If the installers hadn't almost burned my house down, I'd say Verizon's new cable television and high speed Internet service was fantastic.

Ever since the smoke cleared, I've enjoyed more than 100 TV channels, a responsive remote and fast Internet connection that rarely falters. If the installers figure out how to tell where power lines run in a wall, the service is nearly flawless.

Verizon Communications Inc., for those keeping score, is a telephone company that's been branching out into other things, such as cable TV. Cable companies, meanwhile, are broadening their offerings to include high-speed Internet and telephone service.

Verizon, which serves 28 states and Washington, D.C., is spending $23-billion to make fiber-optic connections - which it calls FiOS - available to 18-million homes by 2010. By bypassing the old copper phone lines, the company has much more bandwidth available than anyone else.

The company made me a pitch that was too good to refuse: All my telecom services - landline, cell phone, cable and Internet - on one bill.

The package is about $200, $10 a month more than it used to cost me to buy cable from Comcast, and my landline, Internet and wireless services from Verizon or Verizon Wireless. But I figured that $10 was worth it for faster Internet speeds of up to 5 megabits per second downstream (and 2 mbps upstream) and 150 free cable channels - dozens more than I was getting. Verizon threw in a voice mail box, caller identification service and unlimited calling with no extra charge.

We've benefited from channel inflation in home improvement and cooking networks, and gained a slew of new nature, science and history-related channels, many of which I'd never heard of.

On the Internet side, the service has been exemplary. Whereas our old DSL modem had to be reset frequently, I've only had to reset our FiOS modem once. It may be a tad slower than a cable connection, but unless you're downloading gobs of big files, who's the wiser? It's more than fast enough for Webkinz and the occasional cartoon or game.

The landline works and sounds just fine, though it's not your grandfather's phone service - power isn't supplied over the network. Verizon provides an eight-hour backup battery to help you through blackouts.

There was no change to our cell phone service, which we've had through Verizon Wireless for several years.

One complaint is the lack of documentation. I'm not normally a big manual reader, but a simple channel guide would have been nice (I've since found one online).

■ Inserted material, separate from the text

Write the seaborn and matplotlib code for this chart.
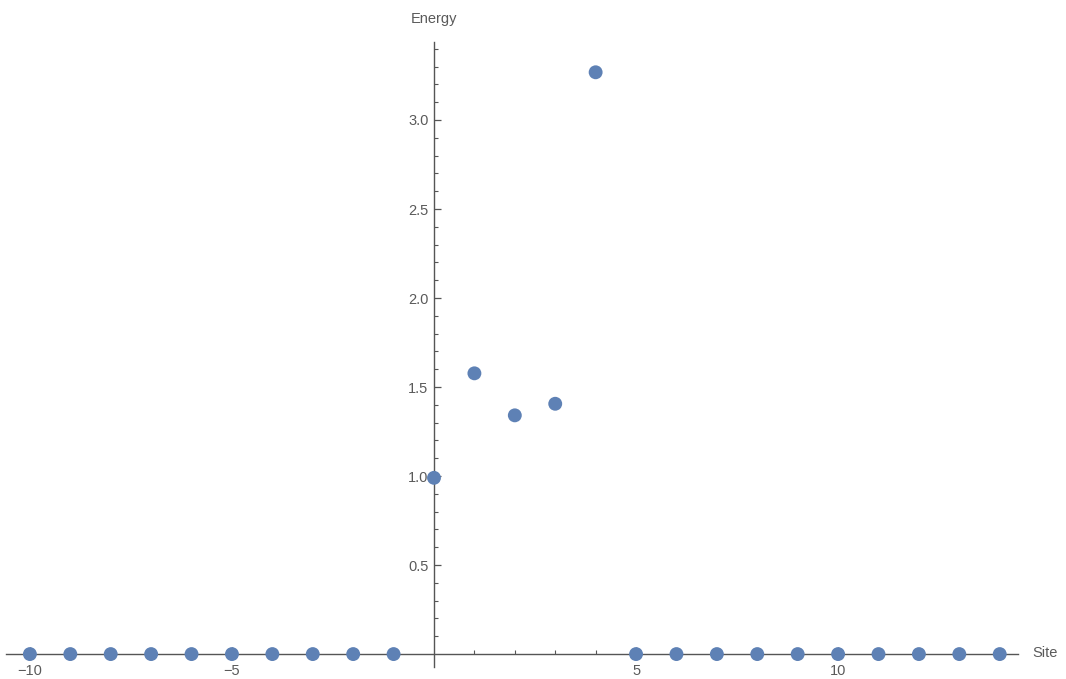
import matplotlib
matplotlib.use("Agg")
import matplotlib.pyplot as plt
import seaborn as sns
import pandas as pd
from matplotlib.ticker import FixedLocator

# Energy per lattice site
sites = list(range(-10, 15))
energy = [0, 0, 0, 0, 0, 0, 0, 0, 0, 0,
          0.99, 1.577, 1.341, 1.406, 3.268,
          0, 0, 0, 0, 0, 0, 0, 0, 0, 0]

x_ticks = [-10, -5, 5, 10]
x_tick_labels = ["\u221210", "\u22125", "5", "10"]
y_ticks = [0.5, 1.0, 1.5, 2.0, 2.5, 3.0]
y_tick_labels = ["0.5", "1.0", "1.5", "2.0", "2.5", "3.0"]

df = pd.DataFrame({"Site": sites, "Energy": energy})

sns.set_style("white")
plt.rcParams["font.family"] = ["Liberation Sans", "DejaVu Sans"]

fig = plt.figure(figsize=(10.66, 6.79), dpi=100)
ax = fig.add_axes([0, 0, 1, 1])

axis_color = "#555555"
text_color = "#5a5a5a"
point_color = "#5E81B5"

sns.scatterplot(data=df, x="Site", y="Energy", ax=ax, s=100,
                color=point_color, edgecolor="none", zorder=3, clip_on=False)

ax.set_xlim(-10.74, 15.64)
ax.set_ylim(-0.14, 3.674)

# axes crossing at the origin
for side in ("top", "right"):
    ax.spines[side].set_visible(False)
ax.spines["left"].set_position(("data", 0))
ax.spines["bottom"].set_position(("data", 0))
ax.spines["left"].set_bounds(-0.07, 3.44)
ax.spines["bottom"].set_bounds(-10.6, 14.45)
for side in ("left", "bottom"):
    ax.spines[side].set_color(axis_color)
    ax.spines[side].set_linewidth(1.0)

ax.xaxis.set_major_locator(FixedLocator(x_ticks))
ax.set_xticklabels(x_tick_labels)
ax.xaxis.set_minor_locator(FixedLocator([v for v in range(-10, 15) if v % 5 != 0]))
ax.yaxis.set_major_locator(FixedLocator(y_ticks))
ax.set_yticklabels(y_tick_labels)
ax.yaxis.set_minor_locator(FixedLocator([round(0.1 * i, 1) for i in range(1, 35) if i % 5 != 0]))

ax.tick_params(axis="both", which="both", bottom=True, left=True, top=False, right=False)
ax.tick_params(axis="both", which="major", direction="in", length=5, width=0.9,
               color=axis_color, labelcolor=text_color, labelsize=10.5)
ax.tick_params(axis="both", which="minor", direction="in", length=3, width=0.8,
               color=axis_color)
ax.tick_params(axis="x", which="both", pad=7)
ax.tick_params(axis="y", which="both", pad=4)

ax.set_xlabel("")
ax.set_ylabel("")
ax.text(0, 3.57, "Energy", ha="center", va="center", fontsize=10.5, color=text_color)
ax.text(14.8, 0.005, "Site", ha="left", va="center", fontsize=10.5, color=text_color)
ax.grid(False)

fig.savefig("out.png", dpi=100)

And there is the small matter of installation. When Verizon runs fiber to your house, the company needs to install a box on an inside wall. It was in drilling through a wall to connect that box to a fiber conduit that our installer hit an electrical wire. That knocked the power out and left our electrical box - and the front of the house - smoking. Verizon's insurance company cut us a check for the $2,650 repair within days.

FAST FACTS

Bay area FiOS

Verizon announced Aug. 29 that it has expanded its fiber optic network availability in more than 17,000 households in northern Pinellas County. Large parts of Hillsborough, Pasco, Sarasota and Manatee counties are FiOS-equipped.

Can you FiOS?

Visit www.verizon.com to check for availability.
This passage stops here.